Надеюсь, у тебя все хорошо. Целую. Э.

 

Эсэмэска Эмерика, которую я заметила, выйдя из комнаты Элиаса, не вызвала у меня никаких эмоций. Весь день я размышляла о том, что узнала, и не могла ни на чем сосредоточиться. Я не позволила себе позвонить Матье и спросить, все ли в порядке у Элиаса, как он себя чувствует. Я не сделала этого, уважая его тайну. Что до звонков, то вскоре позвонила Бертий, резко вернув меня к реальности:
– Привет, Ортанс! Как дела?
– Все хорошо. А как у тебя? Как школа? Девочки?
– Кстати, о школе и девочках, поскольку ты не объявлялась, я решила, что надо бы напомнить: концерт состоится на будущей неделе. Не забыла?
Ничего удивительного, что со всеми заботами и событиями, связанными с Эмериком, “Бастидой”, Элиасом, концерт вылетел у меня из головы. К счастью, я уже несколько недель назад поставила бронирование гостевых комнат в стоп-лист.
– Конечно нет!
– Останешься в Париже на несколько дней?
– М-м-м… не больше чем на сутки.
– Ладно… лучше, чем ничего, по крайней мере, ты приедешь.
– Ни за что на свете не хотела бы пропустить это событие. Можешь мне поверить.
Впрочем, верить мне не следовало.
– Ты вернулась к танцам или как?
– Пока нет, но, возможно, мне разрешат на следующей неделе.

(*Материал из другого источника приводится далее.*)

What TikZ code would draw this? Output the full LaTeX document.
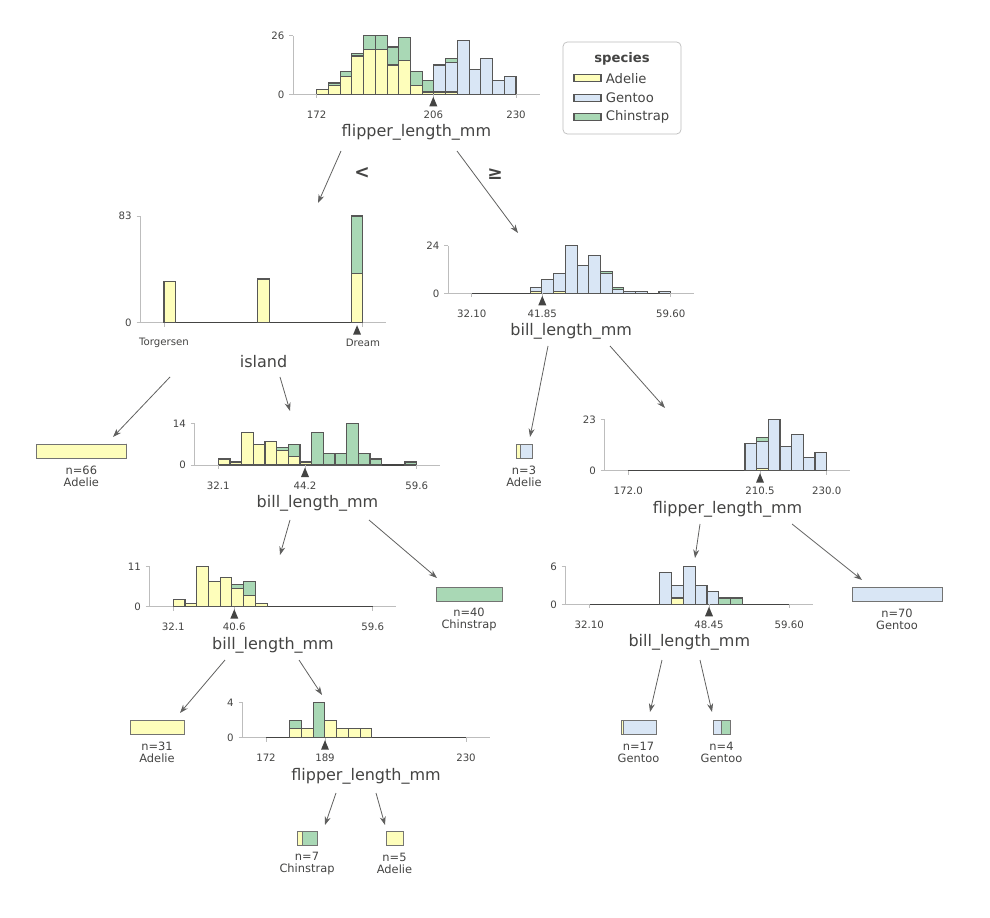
\documentclass[tikz,border=0pt]{standalone}
\usepackage{fontspec}
\setmainfont{DejaVu Sans}
\usetikzlibrary{arrows.meta, positioning, calc}

% ---------------------------------------------------------------- colours
\definecolor{adelie}{HTML}{FEFEBB}
\definecolor{gentoo}{HTML}{D9E6F5}
\definecolor{chinstrap}{HTML}{A9D8B5}
\definecolor{edgecol}{HTML}{444443}
\definecolor{axiscol}{HTML}{BDBDBD}
\definecolor{textcol}{HTML}{444443}

\tikzset{
    histbar/.style={draw=edgecol!90, line width=0.62pt},
    axisline/.style={draw=axiscol, line width=0.55pt},
    zeroline/.style={draw=edgecol, line width=0.6pt},
    ticklbl/.style={font=\fontsize{5.8}{7}\selectfont, text=textcol, inner sep=0pt},
    featlbl/.style={font=\fontsize{9.1}{11}\selectfont, text=textcol, inner sep=0pt},
    leaflbl/.style={font=\fontsize{6.5}{7.2}\selectfont, text=textcol, align=center, inner sep=0pt},
    splitlbl/.style={font=\fontsize{10.5}{12}\selectfont\bfseries, text=textcol, inner sep=0pt},
    legendlbl/.style={font=\fontsize{7.5}{9}\selectfont, text=textcol, inner sep=0pt, anchor=west},
    edgearrow/.style={draw=edgecol!85, line width=0.45pt, -{Stealth[length=4.8pt, width=3.4pt]}},
    leafrect/.style={draw=edgecol!75, line width=0.55pt},
}

% axes of one histogram: #1 first tick x, #2 last tick x, #3 baseline y, #4 px per count, #5 top count
\newcommand\histaxes[5]{%
    \pgfmathsetmacro{\ytop}{#3-#5*#4}
    \draw[axisline] ({#1-23.5}, #3) -- ({#2+23.5}, #3);
    \draw[axisline] ({#1-23.5}, #3) -- ({#1-23.5}, \ytop);
    \draw[axisline] ({#1-27.5}, #3) -- ({#1-23.5}, #3);
    \draw[axisline] ({#1-27.5}, \ytop) -- ({#1-23.5}, \ytop);
    \node[ticklbl, anchor=east] at ({#1-32}, #3) {0};
    \node[ticklbl, anchor=east] at ({#1-32}, \ytop) {#5};
    \draw[zeroline] (#1, #3) -- (#2, #3);
}

% stacked bars: #1 first tick x, #2 bar width, #3 baseline y, #4 px per count, #5 bin/adelie/gentoo/chinstrap
\newcommand\histbars[5]{%
    \foreach \bin/\na/\ng/\nc in {#5} {
        \pgfmathsetmacro{\xl}{#1+\bin*#2}
        \pgfmathsetmacro{\xr}{\xl+#2}
        \pgfmathsetmacro{\ya}{#3-\na*#4}
        \pgfmathsetmacro{\yg}{\ya-\ng*#4}
        \pgfmathsetmacro{\yc}{\yg-\nc*#4}
        \ifnum\na>0 \draw[histbar, fill=adelie] (\xl, #3) rectangle (\xr, \ya);\fi
        \ifnum\ng>0 \draw[histbar, fill=gentoo] (\xl, \ya) rectangle (\xr, \yg);\fi
        \ifnum\nc>0 \draw[histbar, fill=chinstrap] (\xl, \yg) rectangle (\xr, \yc);\fi
    }%
}

% x ticks: #1 baseline y, #2 list x/label
\newcommand\histticks[2]{%
    \foreach \tx/\tlab in {#2} {
        \draw[axisline] (\tx, #1) -- (\tx, {#1+4});
        \node[ticklbl] at (\tx, {#1+20.5}) {\tlab};
    }%
}

% split marker: #1 x, #2 baseline y
\newcommand\splitmark[2]{%
    \fill[edgecol] (#1, {#2+2.5}) -- ({#1-4}, {#2+12}) -- ({#1+4}, {#2+12}) -- cycle;
}

% leaf: #1 name, #2 left, #3 right, #4 top, #5 first colour, #6 second colour, #7 share of first, #8 n, #9 class
\newcommand\leafbox[9]{%
    \pgfmathsetmacro{\xm}{#2+#7*(#3-#2)}
    \draw[leafrect, fill=#5] (#2, #4) rectangle (\xm, {#4+14});
    \draw[leafrect, fill=#6] (\xm, #4) rectangle (#3, {#4+14});
    \coordinate (#1) at ({(#2+#3)/2}, #4);
    \node[leaflbl] (#1-txt) at ({(#2+#3)/2}, {#4+32.5}) {n=#8\\#9};
}

\begin{document}
\begin{tikzpicture}[x=0.02cm, y=-0.02cm]

\fill[white] (0, 0) rectangle (990, 918);
\useasboundingbox (0, 0) rectangle (990, 918);

% ---------------------------------------------------------------- root: flipper length
\histaxes{316.7}{516}{94.3}{2.254}{26}
\histbars{316.7}{11.724}{94.3}{2.254}{0/2/0/0, 1/4/0/1, 2/8/0/2, 3/17/0/1, 4/20/0/6, 5/20/0/6,
    6/13/0/8, 7/15/0/10, 8/4/0/6, 9/1/0/5, 10/1/12/0, 11/1/13/2, 12/0/24/0, 13/0/11/0,
    14/0/16/0, 15/0/6/0, 16/0/8/0}
\histticks{94.3}{316.7/172, 433.3/206, 516/230}
\splitmark{433.3}{94.3}
\node[featlbl] (root) at (416.4, 132.8) {flipper\_length\_mm};

% ---------------------------------------------------------------- legend
\draw[draw=axiscol, fill=white, rounded corners=2.5pt] (563, 42) rectangle (681, 134);
\node[font=\fontsize{7.5}{9}\selectfont\bfseries, text=textcol, inner sep=0pt] (legtitle) at (622, 59) {species};
\foreach \y/\c/\s in {78.3/adelie/Adelie, 97.7/gentoo/Gentoo, 116.7/chinstrap/Chinstrap} {
    \draw[histbar, fill=\c] (574, {\y-3.5}) rectangle (601, {\y+3.5});
    \node[legendlbl] (leg-\s) at (605.5, \y) {\s};
}

% ---------------------------------------------------------------- island
\histaxes{164}{362.9}{322.7}{1.2855}{83}
\histbars{164}{11.7}{322.7}{1.2855}{0/32/0/0, 8/34/0/0, 16/38/0/45}
\histticks{322.7}{164/Torgersen, 362.9/Dream}
\splitmark{357.05}{322.7}
\node[featlbl] (island) at (263.5, 361.2) {island};

% ---------------------------------------------------------------- right: bill length
\histaxes{471.7}{670.7}{293.3}{1.983}{24}
\histbars{471.7}{11.706}{293.3}{1.983}{5/1/2/0, 6/0/7/0, 7/1/9/0, 8/0/24/0, 9/0/14/0, 10/0/19/0,
    11/0/10/1, 12/0/2/1, 13/0/1/0, 14/0/1/0, 16/0/1/0}
\histticks{293.3}{471.7/32.10, 542.3/41.85, 670.7/59.60}
\splitmark{542.3}{293.3}
\node[featlbl] (rbill) at (571.2, 331.8) {bill\_length\_mm};

% ---------------------------------------------------------------- middle: bill length
\histaxes{218.3}{416.7}{465}{2.979}{14}
\histbars{218.3}{11.67}{465}{2.979}{0/2/0/0, 1/1/0/0, 2/11/0/0, 3/7/0/0, 4/8/0/0, 5/5/0/1,
    6/3/0/4, 7/1/0/0, 8/0/0/11, 9/0/0/4, 10/0/0/4, 11/0/0/14, 12/0/0/4, 13/0/0/2, 16/0/0/1}
\histticks{465}{218.3/32.1, 305/44.2, 416.7/59.6}
\splitmark{305}{465}
\node[featlbl] (mbill) at (317.5, 503.5) {bill\_length\_mm};

% ---------------------------------------------------------------- right: flipper length
\histaxes{628.3}{826.7}{470.7}{2.235}{23}
\histbars{628.3}{11.67}{470.7}{2.235}{10/0/12/0, 11/1/12/2, 12/0/23/0, 13/0/11/0, 14/0/16/0,
    15/0/6/0, 16/0/8/0}
\histticks{470.7}{628.3/172.0, 760/210.5, 826.7/230.0}
\splitmark{760}{470.7}
\node[featlbl] (rflip) at (727.5, 509.2) {flipper\_length\_mm};

% ---------------------------------------------------------------- lower left: bill length
\histaxes{173.3}{372.7}{606.7}{3.636}{11}
\histbars{173.3}{11.73}{606.7}{3.636}{0/2/0/0, 1/1/0/0, 2/11/0/0, 3/7/0/0, 4/8/0/0, 5/5/0/1,
    6/3/0/4, 7/1/0/0}
\histticks{606.7}{173.3/32.1, 234.3/40.6, 372.7/59.6}
\splitmark{234.3}{606.7}
\node[featlbl] (lbill) at (273, 645.2) {bill\_length\_mm};

% ---------------------------------------------------------------- lower right: bill length
\histaxes{589.3}{789.3}{604.3}{6.27}{6}
\histbars{589.3}{11.765}{604.3}{6.27}{6/0/5/0, 7/1/2/0, 8/0/6/0, 9/0/3/0, 10/0/2/0, 11/0/0/1, 12/0/0/1}
\histticks{604.3}{589.3/32.10, 709/48.45, 789.3/59.60}
\splitmark{709}{604.3}
\node[featlbl] (bbill) at (689.3, 642.8) {bill\_length\_mm};

% ---------------------------------------------------------------- bottom: flipper length
\histaxes{266}{466}{737.7}{8.75}{4}
\histbars{266}{11.765}{737.7}{8.75}{2/1/0/1, 3/1/0/0, 4/0/0/4, 5/2/0/0, 6/1/0/0, 7/1/0/0, 8/1/0/0}
\histticks{737.7}{266/172, 325/189, 466/230}
\splitmark{325}{737.7}
\node[featlbl] (bflip) at (366, 776.2) {flipper\_length\_mm};

% ---------------------------------------------------------------- leaves
\leafbox{L66}{36}{126.7}{444}{adelie}{adelie}{1}{66}{Adelie}
\leafbox{L3}{516}{532}{444}{adelie}{gentoo}{0.3}{3}{Adelie}
\leafbox{L40}{436}{502}{587}{chinstrap}{chinstrap}{1}{40}{Chinstrap}
\leafbox{L70}{852}{942}{587}{gentoo}{gentoo}{1}{70}{Gentoo}
\leafbox{L31}{130}{184}{720}{adelie}{adelie}{1}{31}{Adelie}
\leafbox{L17}{621}{656}{720}{adelie}{gentoo}{0.06}{17}{Gentoo}
\leafbox{L4}{713}{730}{720}{gentoo}{chinstrap}{0.5}{4}{Gentoo}
\leafbox{L7}{297}{317}{831}{adelie}{chinstrap}{0.286}{7}{Chinstrap}
\leafbox{L5}{386}{403}{831}{adelie}{adelie}{1}{5}{Adelie}

% ---------------------------------------------------------------- split labels
\node[splitlbl] (lt) at (362, 173) {<};
\node[splitlbl] (ge) at (495, 174) {≥};

% ---------------------------------------------------------------- edges
\foreach \e/\xa/\ya/\xb/\yb in {
    rootl/341/151/318/203, rootr/457/151/518/233,
    islandl/170/377/113/437, islandr/280/377/290/411,
    rbilll/548/346/530/437, rbillr/610/346/665/408,
    mbilll/290/520/280/555, mbillr/369/520/437/578,
    rflipl/700/524/695/558, rflipr/792/524/862/580,
    lbilll/225/660/180/713, lbillr/299/660/322/695,
    bbilll/662/660/650/712, bbillr/700/660/712/712,
    bflipl/336/793/325/825, bflipr/376/793/385/825} {
    \coordinate (\e-a) at (\xa, \ya);
    \coordinate (\e-b) at (\xb, \yb);
    \draw[edgearrow] (\e-a) -- (\e-b);
}

\end{tikzpicture}
\end{document}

– Потрясающе! Поделишься с нами радостной новостью. Заодно спрошу: это ничего не меняет применительно к июльским курсам?
– Нет. Лучше перестраховаться.
– Так я и думала. Что ж, мне пора.
– Давай прощаться, я тебя целую.
– И я тебя.
Я повесила трубку, пребывая в растерянности. Вернуться в Париж. Присутствовать на концерте и воочию оценить перемены, произошедшие в школе. Опять встретиться с Эмериком. Разве он не говорил, что придет? Я заранее чувствовала себя усталой и напуганной. В “Бастиде” мне хорошо. И мне совсем не хотелось разрушать очарование, лишаться защиты, которую мне давал этот дом.
Не говоря уж о том, что нужно будет сообщить о своем отъезде Элиасу. Расставание с ним, когда ему так плохо, приводило меня в ужас. Я боялась за него.